Anti-Pattern Symptom Fix
Raw **kwargs → dataclass Silent invalid states Pydantic model_validate at edge
Manual JSON serde Unstable order, no versioning model_dump_json / validate_json
Pydantic in hot path 10–100× slowdown Validate once → convert to frozen core
Missing discriminator Union parse ambiguity Annotated[Union[...], Field(discriminator="kind")]
Mutable models in core Accidental mutation frozen=True + extra="forbid"

8. Pre-Core Quiz

  1. Pydantic at edges for…? → Runtime validation + stable serde
  2. model_validator(mode="after") for…? → Cross-field checks
  3. Discriminated unions use…? → kind tag
  4. computed_field gives…? → Pure derived properties
  5. Core stays…? → Plain frozen dataclasses

9. Post-Core Exercise

  1. Wrap one core ADT in a Pydantic model → add model_validator + computed_field.
  2. Add discriminated union for a sum type → test parsing.
  3. Replace one raw JSON → dataclass with Pydantic edge + bridge.
  4. Add schema snapshot test for a model → verify stability.

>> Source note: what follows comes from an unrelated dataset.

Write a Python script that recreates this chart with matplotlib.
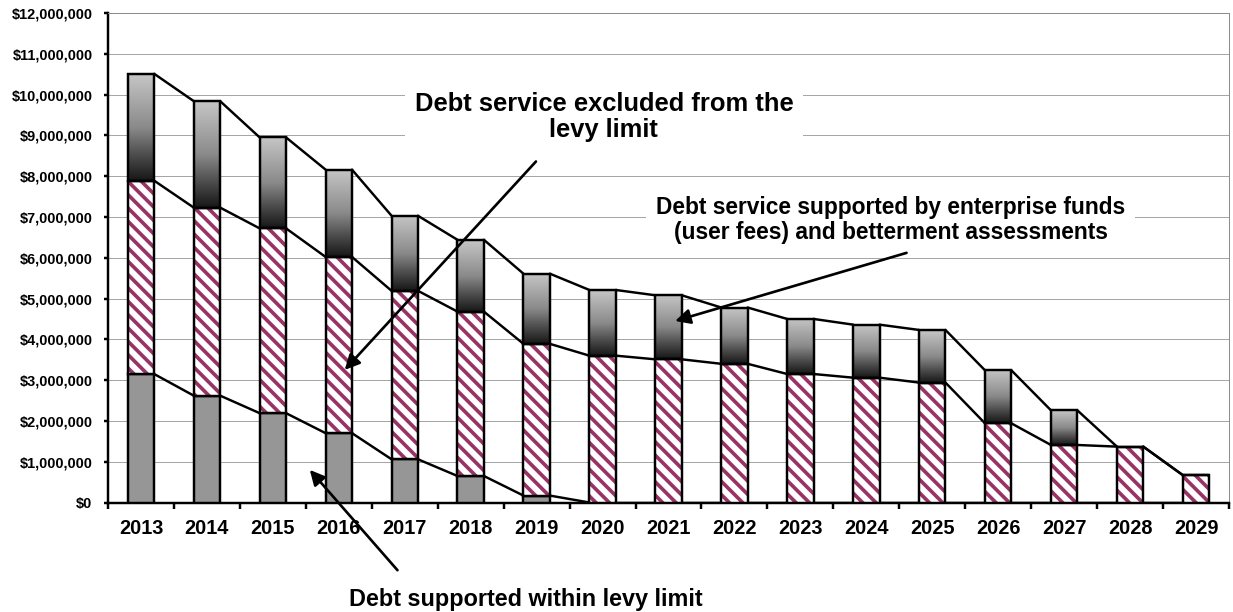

Next: M05C07 – Pattern Matching in Python 3.10+ for ADTs.

You now have bulletproof I/O: every external payload is validated exactly once at the edge, serialized stably forever, and the core pipeline runs at full speed on pure frozen ADTs. The rest of Module 5 adds pattern matching for orchestration and final serialization contracts.